Truckload Carriers Association President Jim Ward emphasized, “Increase of supply is not going to save the industry. We need more demand.”
Meanwhile, ArcBest CEO Seth Runser told Trucking Dive that although customers have expressed uncertainty with the market, there could be less volatility, thereby helping demand, as the industry moves through 2026.
But his business is taking an active role in responding to the freight environment.
“We're not going to sit and wait for a market turn,” he said.
2. Capacity slowly tightens
While demand may be the crucial factor in a turning point, supply pressures could change the market, especially if demand remains lackluster, some industry observers say.
Capacity has been seeping out of the system, and federal policies from the Trump administration regarding foreign drivers have put forth pressure — or at least fueled some caution over where to drive. (But out-of-service penalties regarding English language proficiency violations appear to be negligible in overall changes, some analysts say.)
Following the surge in carriers during the COVID-19 pandemic, there’s been a whiplash of exits, and changes may be getting closer to equilibrium, King suggested.
The top questions for 2026 are “capacity, capacity and capacity,” Seidl said in a Dec. 18 interview. “Right now, it is so far a capacity-driven recovery in the spot market.”
That focal point mainly involves truckload capacity, given the excess LTL capacity due to industrial demand sluggishness over the last 12 months, he said.
Continued actions from federal policy over non-domiciled commercial driver licenses could be significant. While federal policy has created some tension in regional areas, that impact on capacity has shown signs of spreading, Seidl said.
That’s already rung true to start of the year, with the U.S. Postal Service sharing plans on tougher scrutiny over non-domiciled drivers of contracted carriers.
Non-domiciled scrutiny, where the federal government wants states to increase required documentation when renewing and granting new CDLs and commercial learners’ permits, could noticeably tighten the supply side.
The Trump administration’s policy to raise scrutiny over non-domiciled operators could mean that 5% of active CDL holders exit the market over a two-year period, according to an interim final rule. That phaseout could be delayed or changed, as the initial rollout prompted legal challenges and a temporary halt to implementation.
“I'm fully expecting further states to be to be named,” Seidl said ahead of Colorado also joining a list of states being warned by the federal goverment to fix compliance issues or have funding suspended. Minnesota, Pennsylvania and New York have also received such warnings, and the Federal Motor Carrier Safety Administration is taking that a step further with California by withholding approximately $160 million from the state, Department of Transportation Secretary Sean Duffy said.
3. Trucking firms aim for flexibility
Given the uncertainty and challenging freight environment, trucking firms will have to turn to a tried-and-true response: flexibility, stakeholders said.
Sometimes that will be in the form of switching from an owner-operator to leased-on arrangement, where a business connects with another’s operating authority for a time.
“That helps insulate them from some of the costs and the volatility with rates,” King said.
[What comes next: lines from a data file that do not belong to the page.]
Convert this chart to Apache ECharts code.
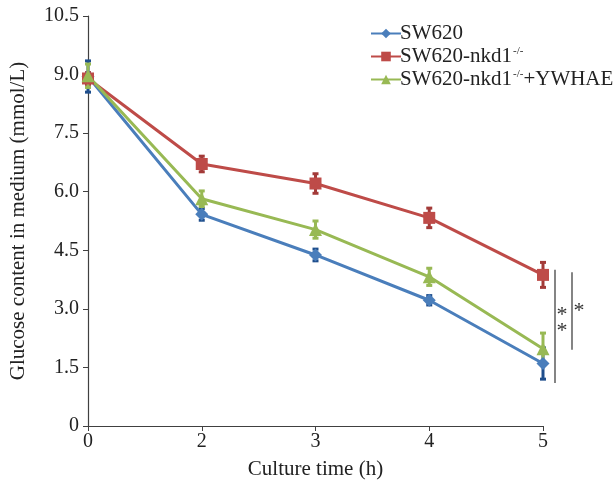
<!DOCTYPE html>
<html><head><meta charset="utf-8">
<script src="https://cdn.jsdelivr.net/npm/echarts@6/dist/echarts.min.js"></script>
<style>html,body{margin:0;padding:0;background:#fff}#c{width:614px;height:485px}</style>
</head><body><div id="c"></div>
<script>
const categories = ['0', '2', '3', '4', '5'];
const yTicks = [0, 1.5, 3.0, 4.5, 6.0, 7.5, 9.0, 10.5];
const sw620 = [8.95, 5.42, 4.38, 3.22, 1.60];
const sw620Err = [0.40, 0.15, 0.15, 0.12, 0.40];
const nkd1 = [8.90, 6.71, 6.21, 5.33, 3.87];
const nkd1Err = [0.15, 0.20, 0.25, 0.25, 0.32];
const ywhae = [8.97, 5.82, 5.03, 3.82, 1.98];
const ywhaeErr = [0.30, 0.20, 0.22, 0.22, 0.40];
const sigA = [1.10, 4.00];   // value range of "**" bracket
const sigB = [1.95, 3.94];   // value range of "*" bracket

const FONT = '"Liberation Serif","Times New Roman",serif';
const chart = echarts.init(document.getElementById('c'), null, {renderer: 'canvas'});

function errSeries(name, vals, errs, color) {
  return {
    type: 'custom', name: name + '_err', silent: true, z: 3,
    data: vals.map((v, i) => [i, v - errs[i], v + errs[i]]),
    renderItem: function (params, api) {
      const lo = api.coord([api.value(0), api.value(1)]);
      const hi = api.coord([api.value(0), api.value(2)]);
      const w = 3;
      const st = {stroke: color, lineWidth: 3};
      return {type: 'group', children: [
        {type: 'line', shape: {x1: lo[0], y1: lo[1], x2: hi[0], y2: hi[1]}, style: st},
        {type: 'line', shape: {x1: lo[0] - w, y1: lo[1], x2: lo[0] + w, y2: lo[1]}, style: st},
        {type: 'line', shape: {x1: hi[0] - w, y1: hi[1], x2: hi[0] + w, y2: hi[1]}, style: st}
      ]};
    }
  };
}

function lineSeries(name, vals, color, symbol, size) {
  return {
    type: 'line', name: name, data: vals, symbol: symbol, symbolSize: size, z: 4,
    lineStyle: {color: color, width: 3}, itemStyle: {color: color},
    emphasis: {disabled: true}
  };
}

const names = ['SW620', 'SW620-nkd1', 'SW620-nkd1+YWHAE'];
chart.setOption({
  animation: false,
  grid: {left: 87, right: 71, top: 16, bottom: 59},
  legend: {
    left: 365, top: 18, orient: 'vertical', itemGap: 2, itemWidth: 30, itemHeight: 12,
    data: names,
    formatter: function (n) {
      if (n === 'SW620') return '{t|SW620}';
      if (n === 'SW620-nkd1') return '{t|SW620-nkd1}{s|-/-}';
      return '{t|SW620-nkd1}{s|-/-}{t|+YWHAE}';
    },
    textStyle: {
      fontFamily: FONT, fontSize: 21, color: '#222', padding: [0, 0, 0, -6],
      rich: {
        t: {fontFamily: FONT, fontSize: 21, color: '#222'},
        s: {fontFamily: FONT, fontSize: 11, color: '#222', verticalAlign: 'top', padding: [0, 0, 9, 1]}
      }
    }
  },
  xAxis: {
    type: 'category', data: categories, boundaryGap: false,
    name: 'Culture time (h)', nameLocation: 'middle', nameGap: 33,
    nameTextStyle: {fontFamily: FONT, fontSize: 21, color: '#222'},
    axisLine: {lineStyle: {color: '#404040', width: 1.2}},
    axisTick: {alignWithLabel: true, length: 5, lineStyle: {color: '#404040'}},
    axisLabel: {fontFamily: FONT, fontSize: 20, color: '#222', margin: 6},
    splitLine: {show: false}
  },
  yAxis: {
    type: 'value', min: 0, max: 10.5, interval: 1.5,
    name: 'Glucose content in medium (mmol/L)', nameLocation: 'middle', nameGap: 59,
    nameTextStyle: {fontFamily: FONT, fontSize: 21, color: '#222'},
    axisLine: {show: true, lineStyle: {color: '#404040', width: 1.2}},
    axisTick: {show: true, length: 5, lineStyle: {color: '#404040'}},
    axisLabel: {fontFamily: FONT, fontSize: 20, color: '#222', margin: 9,
      formatter: function (v) { return v === 0 ? '0' : v.toFixed(1); }},
    splitLine: {show: false}
  },
  series: [
    lineSeries('SW620', sw620, '#4A7EBB', 'diamond', 13),
    lineSeries('SW620-nkd1', nkd1, '#BE4B48', 'rect', 12),
    lineSeries('SW620-nkd1+YWHAE', ywhae, '#98B954', 'triangle', 13),
    errSeries('SW620', sw620, sw620Err, '#1F4E8C'),
    errSeries('SW620-nkd1', nkd1, nkd1Err, '#A33A38'),
    errSeries('SW620-nkd1+YWHAE', ywhae, ywhaeErr, '#98B954')
  ]
});

const pA1 = chart.convertToPixel({xAxisIndex: 0, yAxisIndex: 0}, [4, sigA[0]]);
const pA2 = chart.convertToPixel({xAxisIndex: 0, yAxisIndex: 0}, [4, sigA[1]]);
const pB1 = chart.convertToPixel({xAxisIndex: 0, yAxisIndex: 0}, [4, sigB[0]]);
const pB2 = chart.convertToPixel({xAxisIndex: 0, yAxisIndex: 0}, [4, sigB[1]]);
const lx = pA1[0] + 12, rx = pA1[0] + 29;
const midA = (pA1[1] + pA2[1]) / 2, midB = (pB1[1] + pB2[1]) / 2;
chart.setOption({
  graphic: [
    {type: 'line', shape: {x1: lx, y1: pA2[1], x2: lx, y2: pA1[1]}, style: {stroke: '#333', lineWidth: 1.2}},
    {type: 'line', shape: {x1: rx, y1: pB2[1], x2: rx, y2: pB1[1]}, style: {stroke: '#333', lineWidth: 1.2}},
    {type: 'text', x: lx + 7, y: midA - 11, style: {text: '*', fontFamily: FONT, fontSize: 22, fill: '#333', align: 'center', verticalAlign: 'middle'}},
    {type: 'text', x: lx + 7, y: midA + 5, style: {text: '*', fontFamily: FONT, fontSize: 22, fill: '#333', align: 'center', verticalAlign: 'middle'}},
    {type: 'text', x: rx + 7, y: midB, style: {text: '*', fontFamily: FONT, fontSize: 22, fill: '#333', align: 'center', verticalAlign: 'middle'}}
  ]
});
</script></body></html>
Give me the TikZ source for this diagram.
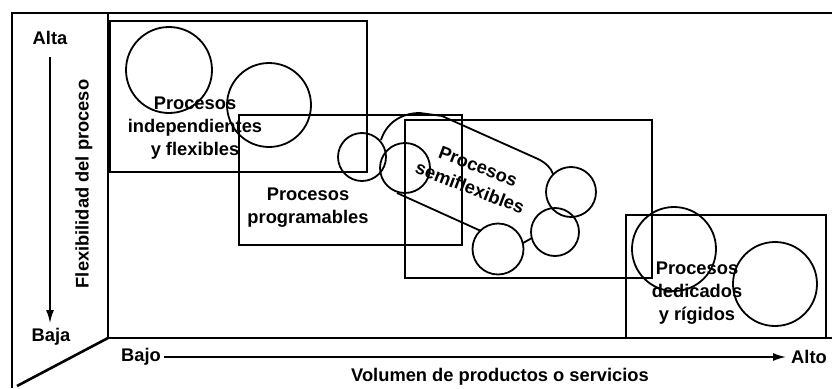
\documentclass[tikz,border=0pt]{standalone}
\usepackage{fontspec}
\setmainfont{Liberation Sans}
\usetikzlibrary{arrows.meta,calc}
\tikzset{
  frame/.style={line width=2.6pt},
  box/.style={line width=2.2pt},
  ring/.style={line width=1.8pt},
  lbl/.style={font=\bfseries\fontsize{18.3}{23}\selectfont, align=center, inner sep=0pt},
  axarrow/.style={line width=1.6pt, -{Latex[length=13pt,width=8pt]}}
}
\begin{document}
\begin{tikzpicture}[x=1pt,y=-1pt]
\useasboundingbox (0,0) rectangle (832,388);
% frame
\draw[frame] (12,388) -- (12,13) -- (832,13);
\draw[frame] (108,13) -- (108,338) -- (832,338);
\draw[frame] (108,338) -- (17,386);
% boxes
\draw[box] (110,21) rectangle (367,172);
\draw[box] (239,115) rectangle (462,245);
\draw[box] (405,120) rectangle (652,278);
\draw[box] (626,215) rectangle (826,338);
% circles
\draw[ring] (169,70) circle (43);
\draw[ring] (269,105) circle (42);
\draw[ring] (362,157) circle (24);
\draw[ring] (405,168) circle (25);
\draw[ring] (571,192) circle (25);
\draw[ring] (555,232) circle (24);
\draw[ring] (498,249) circle (25.5);
\draw[ring] (674,249) circle (42);
\draw[ring] (775,284) circle (42);
% blob outline of semiflexible processes
\draw[ring] (381,140) .. controls (386,124) and (400,113) .. (420,113) -- (442,116) -- (538,159) .. controls (546,163) and (551,168) .. (553,174);
\draw[ring] (397,193) -- (481,231);
\draw[ring] (523,243) -- (532,238);
% texts
\node[lbl] (t1) at (195,128) {Procesos\\independientes\\y flexibles};
\node[lbl] (t2) at (308,208) {Procesos\\programables};
\node[lbl, rotate=-21] (t3) at (474,177) {Procesos\\semiflexibles};
\node[lbl] (t4) at (697,293) {Procesos\\dedicados\\y rígidos};
% axes
\node[lbl] (alta) at (50,38) {Alta};
\node[lbl] (baja) at (51,337) {Baja};
\coordinate (va) at (50,57);
\coordinate (vb) at (50,323);
\draw[axarrow] (va) -- (vb);
\node[lbl, rotate=90] (flex) at (84,184) {Flexibilidad del proceso};
\node[lbl] (bajo) at (141,357) {Bajo};
\node[lbl] (alto) at (809,357) {Alto};
\coordinate (ha) at ($(bajo.east)+(3,0)$);
\coordinate (hb) at ($(alto.west)+(-5,0)$);
\draw[axarrow] (ha) -- (hb);
\node[lbl] (vol) at (500,377) {Volumen de productos o servicios};
\end{tikzpicture}
\end{document}
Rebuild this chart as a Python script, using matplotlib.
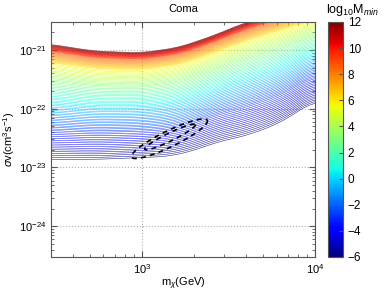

Additionally, OOIDA members can be more flexible on “what they're hauling and where they're hauling in order to help keep themselves afloat,” he said.
Carriers like Elk Grove, Illinois-based Moscoso Express say they have that flexible approach in mind.
“We are proactively positioning Moscoso Express to withstand uncontrollable market shifts that could impact freight availability, including demand contractions or sudden capacity changes,” Elizabeth Moscoso, the company’s president, said in an email.
She said the carrier maintains an optimistic outlook for 2026 and believes “preparation and adaptability will continue to be key drivers of success.”